Given exercise –
Starting at the first line of the listing below, repeat each line exactly until the line containing "of each view", which you include. Leave out pictures.

-- start of Information shown --

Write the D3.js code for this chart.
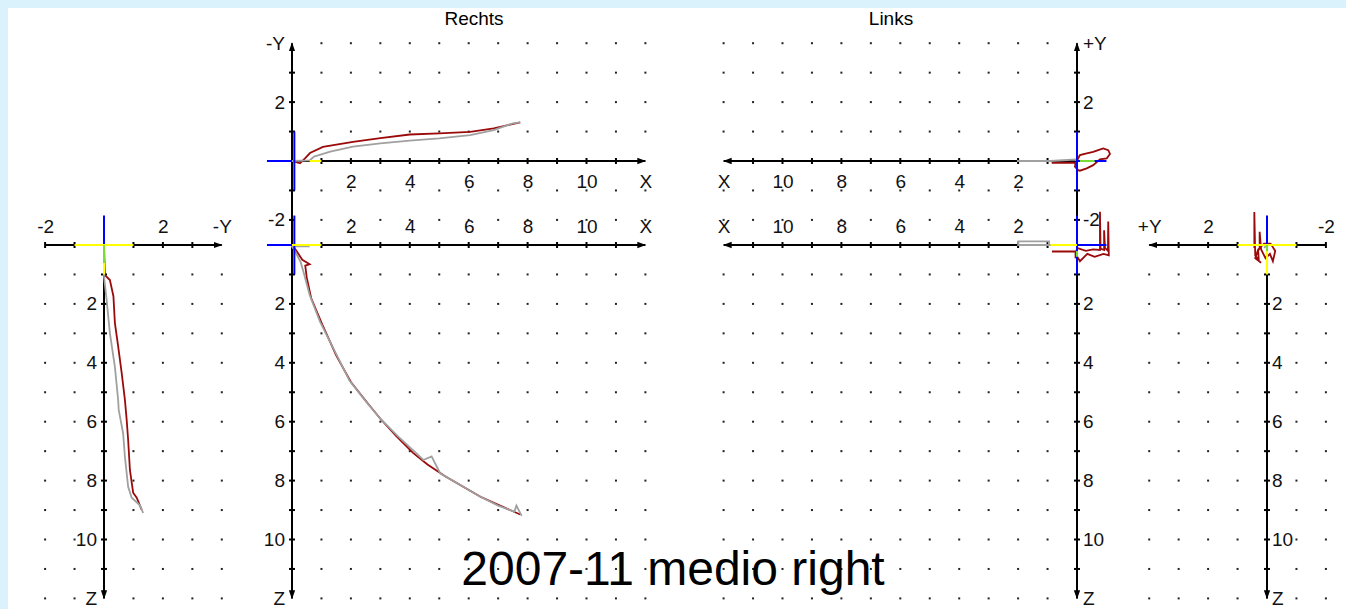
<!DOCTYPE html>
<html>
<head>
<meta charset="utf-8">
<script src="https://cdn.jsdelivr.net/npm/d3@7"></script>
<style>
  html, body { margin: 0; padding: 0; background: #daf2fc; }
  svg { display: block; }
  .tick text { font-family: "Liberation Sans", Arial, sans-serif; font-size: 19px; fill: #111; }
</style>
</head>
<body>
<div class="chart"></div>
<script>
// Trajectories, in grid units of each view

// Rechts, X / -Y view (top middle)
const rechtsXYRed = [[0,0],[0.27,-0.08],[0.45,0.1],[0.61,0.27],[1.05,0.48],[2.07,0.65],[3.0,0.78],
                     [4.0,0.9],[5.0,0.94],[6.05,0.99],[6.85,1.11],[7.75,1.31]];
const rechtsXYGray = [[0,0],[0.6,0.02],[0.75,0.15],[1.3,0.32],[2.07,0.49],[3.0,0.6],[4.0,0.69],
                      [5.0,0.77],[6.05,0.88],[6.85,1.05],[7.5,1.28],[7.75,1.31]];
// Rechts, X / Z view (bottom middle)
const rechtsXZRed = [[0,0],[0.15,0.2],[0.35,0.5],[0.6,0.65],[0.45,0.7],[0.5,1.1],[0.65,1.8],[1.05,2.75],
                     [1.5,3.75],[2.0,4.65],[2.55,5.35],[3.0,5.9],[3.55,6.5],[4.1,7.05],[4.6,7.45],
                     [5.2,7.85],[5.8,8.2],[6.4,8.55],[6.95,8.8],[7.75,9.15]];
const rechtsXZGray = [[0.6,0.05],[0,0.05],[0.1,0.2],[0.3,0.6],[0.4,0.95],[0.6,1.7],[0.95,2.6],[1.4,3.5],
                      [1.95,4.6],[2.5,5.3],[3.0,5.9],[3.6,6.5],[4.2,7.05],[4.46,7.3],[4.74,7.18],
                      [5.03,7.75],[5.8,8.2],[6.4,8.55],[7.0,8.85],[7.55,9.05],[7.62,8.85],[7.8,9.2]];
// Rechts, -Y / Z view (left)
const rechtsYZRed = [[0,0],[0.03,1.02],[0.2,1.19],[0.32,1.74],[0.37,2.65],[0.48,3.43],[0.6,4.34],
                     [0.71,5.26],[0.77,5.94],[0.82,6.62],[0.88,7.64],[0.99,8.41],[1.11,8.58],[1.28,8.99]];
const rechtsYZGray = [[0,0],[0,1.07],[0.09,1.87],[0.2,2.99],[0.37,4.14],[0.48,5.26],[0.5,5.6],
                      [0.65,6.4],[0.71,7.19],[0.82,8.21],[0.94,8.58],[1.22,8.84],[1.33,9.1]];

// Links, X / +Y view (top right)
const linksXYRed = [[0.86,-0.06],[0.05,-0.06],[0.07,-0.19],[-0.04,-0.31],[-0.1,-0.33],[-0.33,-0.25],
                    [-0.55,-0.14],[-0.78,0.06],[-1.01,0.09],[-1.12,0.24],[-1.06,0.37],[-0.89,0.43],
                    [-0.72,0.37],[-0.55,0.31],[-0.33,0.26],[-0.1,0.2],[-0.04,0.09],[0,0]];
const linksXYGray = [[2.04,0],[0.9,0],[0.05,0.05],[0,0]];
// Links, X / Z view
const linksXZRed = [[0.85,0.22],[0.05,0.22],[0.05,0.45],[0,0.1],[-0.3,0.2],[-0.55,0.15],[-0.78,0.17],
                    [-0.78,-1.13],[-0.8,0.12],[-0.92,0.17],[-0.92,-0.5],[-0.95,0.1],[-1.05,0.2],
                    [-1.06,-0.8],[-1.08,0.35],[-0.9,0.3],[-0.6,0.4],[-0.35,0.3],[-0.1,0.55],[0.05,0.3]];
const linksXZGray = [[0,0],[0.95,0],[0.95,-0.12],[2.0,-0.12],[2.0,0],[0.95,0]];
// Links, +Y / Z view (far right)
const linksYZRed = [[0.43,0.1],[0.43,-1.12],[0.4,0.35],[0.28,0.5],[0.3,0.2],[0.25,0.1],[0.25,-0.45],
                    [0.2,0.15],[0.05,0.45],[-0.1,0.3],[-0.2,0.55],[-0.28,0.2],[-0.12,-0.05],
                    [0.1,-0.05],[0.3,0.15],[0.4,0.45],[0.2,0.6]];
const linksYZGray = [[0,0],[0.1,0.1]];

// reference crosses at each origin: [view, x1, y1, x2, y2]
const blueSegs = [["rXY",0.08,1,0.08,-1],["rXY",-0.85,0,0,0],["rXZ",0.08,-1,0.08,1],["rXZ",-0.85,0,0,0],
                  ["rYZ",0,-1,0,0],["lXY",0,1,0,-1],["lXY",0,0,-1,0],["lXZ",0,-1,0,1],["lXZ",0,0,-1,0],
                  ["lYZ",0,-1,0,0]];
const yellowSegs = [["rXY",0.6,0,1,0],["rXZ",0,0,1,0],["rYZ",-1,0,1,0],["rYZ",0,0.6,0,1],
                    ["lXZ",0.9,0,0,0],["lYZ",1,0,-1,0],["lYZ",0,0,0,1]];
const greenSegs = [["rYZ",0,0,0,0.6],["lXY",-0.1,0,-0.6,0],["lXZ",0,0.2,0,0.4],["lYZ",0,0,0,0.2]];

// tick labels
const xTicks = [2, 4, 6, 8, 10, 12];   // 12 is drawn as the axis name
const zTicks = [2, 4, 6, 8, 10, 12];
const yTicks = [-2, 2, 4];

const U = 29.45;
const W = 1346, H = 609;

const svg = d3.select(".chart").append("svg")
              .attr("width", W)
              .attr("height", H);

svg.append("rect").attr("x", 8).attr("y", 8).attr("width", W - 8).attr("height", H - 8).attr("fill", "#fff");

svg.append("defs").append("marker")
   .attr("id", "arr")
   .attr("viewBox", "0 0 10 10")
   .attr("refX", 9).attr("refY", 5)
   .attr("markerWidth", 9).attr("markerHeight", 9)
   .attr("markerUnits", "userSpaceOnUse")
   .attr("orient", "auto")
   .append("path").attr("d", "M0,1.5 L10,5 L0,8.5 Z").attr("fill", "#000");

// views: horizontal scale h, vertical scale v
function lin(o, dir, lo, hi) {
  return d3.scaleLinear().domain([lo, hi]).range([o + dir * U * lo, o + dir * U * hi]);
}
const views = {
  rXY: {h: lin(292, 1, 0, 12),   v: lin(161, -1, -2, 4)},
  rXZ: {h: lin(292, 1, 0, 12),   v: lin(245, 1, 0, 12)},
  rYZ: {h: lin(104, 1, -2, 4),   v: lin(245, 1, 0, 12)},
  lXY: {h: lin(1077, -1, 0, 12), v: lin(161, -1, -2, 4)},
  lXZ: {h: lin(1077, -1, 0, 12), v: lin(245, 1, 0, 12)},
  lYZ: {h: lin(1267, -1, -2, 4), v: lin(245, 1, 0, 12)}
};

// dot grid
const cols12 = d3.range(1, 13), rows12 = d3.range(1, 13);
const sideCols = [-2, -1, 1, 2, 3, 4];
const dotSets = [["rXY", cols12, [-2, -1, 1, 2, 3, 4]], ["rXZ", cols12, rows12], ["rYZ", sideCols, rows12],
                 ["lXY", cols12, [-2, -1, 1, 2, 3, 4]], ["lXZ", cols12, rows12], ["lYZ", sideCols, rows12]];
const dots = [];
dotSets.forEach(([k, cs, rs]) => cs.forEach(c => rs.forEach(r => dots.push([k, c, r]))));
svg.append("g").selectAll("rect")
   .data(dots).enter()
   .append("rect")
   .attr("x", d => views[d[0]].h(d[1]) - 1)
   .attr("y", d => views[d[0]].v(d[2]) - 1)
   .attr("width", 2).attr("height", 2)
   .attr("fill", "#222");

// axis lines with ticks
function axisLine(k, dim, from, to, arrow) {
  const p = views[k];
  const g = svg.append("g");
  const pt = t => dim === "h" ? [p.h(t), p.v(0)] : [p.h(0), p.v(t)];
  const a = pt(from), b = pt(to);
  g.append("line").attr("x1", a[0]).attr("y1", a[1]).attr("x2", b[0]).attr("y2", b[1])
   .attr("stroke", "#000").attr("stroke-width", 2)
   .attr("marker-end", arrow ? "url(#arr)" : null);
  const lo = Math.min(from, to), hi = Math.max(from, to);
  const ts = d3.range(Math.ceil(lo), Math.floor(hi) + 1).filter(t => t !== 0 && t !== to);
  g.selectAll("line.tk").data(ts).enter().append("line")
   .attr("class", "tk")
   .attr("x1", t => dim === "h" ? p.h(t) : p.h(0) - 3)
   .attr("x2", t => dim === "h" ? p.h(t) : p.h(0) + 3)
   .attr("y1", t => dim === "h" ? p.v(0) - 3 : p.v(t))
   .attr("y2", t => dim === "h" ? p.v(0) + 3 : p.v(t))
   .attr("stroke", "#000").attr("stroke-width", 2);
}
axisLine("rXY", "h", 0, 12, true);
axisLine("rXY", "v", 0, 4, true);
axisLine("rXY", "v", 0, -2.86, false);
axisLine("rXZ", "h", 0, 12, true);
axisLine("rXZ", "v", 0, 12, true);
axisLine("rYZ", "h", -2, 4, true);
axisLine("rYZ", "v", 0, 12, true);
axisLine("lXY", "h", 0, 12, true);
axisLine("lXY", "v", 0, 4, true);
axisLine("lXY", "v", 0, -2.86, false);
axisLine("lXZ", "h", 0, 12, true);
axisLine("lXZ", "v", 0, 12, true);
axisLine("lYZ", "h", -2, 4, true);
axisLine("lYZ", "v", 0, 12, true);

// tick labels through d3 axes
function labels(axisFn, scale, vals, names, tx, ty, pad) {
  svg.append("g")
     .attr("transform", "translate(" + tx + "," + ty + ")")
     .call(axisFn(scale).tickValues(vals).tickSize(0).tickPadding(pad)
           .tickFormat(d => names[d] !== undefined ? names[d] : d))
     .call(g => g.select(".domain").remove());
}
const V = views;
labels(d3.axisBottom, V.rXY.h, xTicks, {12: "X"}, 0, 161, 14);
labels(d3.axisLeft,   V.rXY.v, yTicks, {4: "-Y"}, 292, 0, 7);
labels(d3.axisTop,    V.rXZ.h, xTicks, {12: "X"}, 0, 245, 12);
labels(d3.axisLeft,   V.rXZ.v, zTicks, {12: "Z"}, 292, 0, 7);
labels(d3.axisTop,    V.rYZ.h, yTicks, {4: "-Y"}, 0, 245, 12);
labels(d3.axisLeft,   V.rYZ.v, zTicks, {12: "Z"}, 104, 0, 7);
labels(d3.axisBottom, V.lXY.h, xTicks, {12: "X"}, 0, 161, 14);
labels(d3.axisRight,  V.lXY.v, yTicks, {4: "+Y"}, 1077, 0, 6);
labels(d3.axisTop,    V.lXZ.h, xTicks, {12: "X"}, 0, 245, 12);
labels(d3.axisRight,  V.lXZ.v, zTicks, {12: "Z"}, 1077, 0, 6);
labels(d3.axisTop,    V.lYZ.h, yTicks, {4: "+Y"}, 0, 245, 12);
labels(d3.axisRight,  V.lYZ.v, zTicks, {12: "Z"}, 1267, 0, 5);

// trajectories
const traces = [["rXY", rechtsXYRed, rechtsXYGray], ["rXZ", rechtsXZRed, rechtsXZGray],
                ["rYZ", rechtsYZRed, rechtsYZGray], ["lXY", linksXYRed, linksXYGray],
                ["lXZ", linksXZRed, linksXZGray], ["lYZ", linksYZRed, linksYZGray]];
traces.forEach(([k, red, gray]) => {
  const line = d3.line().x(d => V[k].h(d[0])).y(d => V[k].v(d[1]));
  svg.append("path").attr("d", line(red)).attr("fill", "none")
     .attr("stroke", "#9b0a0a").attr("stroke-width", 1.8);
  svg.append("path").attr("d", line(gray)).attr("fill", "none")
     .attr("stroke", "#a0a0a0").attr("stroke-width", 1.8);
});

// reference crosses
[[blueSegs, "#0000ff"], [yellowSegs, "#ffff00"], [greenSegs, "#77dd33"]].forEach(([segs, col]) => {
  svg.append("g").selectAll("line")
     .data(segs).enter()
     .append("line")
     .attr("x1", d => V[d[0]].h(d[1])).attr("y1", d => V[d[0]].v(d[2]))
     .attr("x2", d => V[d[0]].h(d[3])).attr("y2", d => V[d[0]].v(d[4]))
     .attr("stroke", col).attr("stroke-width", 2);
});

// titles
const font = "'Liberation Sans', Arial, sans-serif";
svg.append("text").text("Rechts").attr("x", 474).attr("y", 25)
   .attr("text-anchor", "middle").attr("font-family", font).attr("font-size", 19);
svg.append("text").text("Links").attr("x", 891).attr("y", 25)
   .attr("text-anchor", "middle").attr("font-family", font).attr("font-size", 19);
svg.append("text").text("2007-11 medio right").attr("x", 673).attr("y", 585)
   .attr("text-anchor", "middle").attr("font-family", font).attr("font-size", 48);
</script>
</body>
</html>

-- end of Information shown --

Written answer –
Write the D3.js code for this chart.
<!DOCTYPE html>
<html>
<head>
<meta charset="utf-8">
<script src="https://cdn.jsdelivr.net/npm/d3@7"></script>
<style>
  html, body { margin: 0; padding: 0; background: #daf2fc; }
  svg { display: block; }
  .tick text { font-family: "Liberation Sans", Arial, sans-serif; font-size: 19px; fill: #111; }
</style>
</head>
<body>
<div class="chart"></div>
<script>
// Trajectories, in grid units of each view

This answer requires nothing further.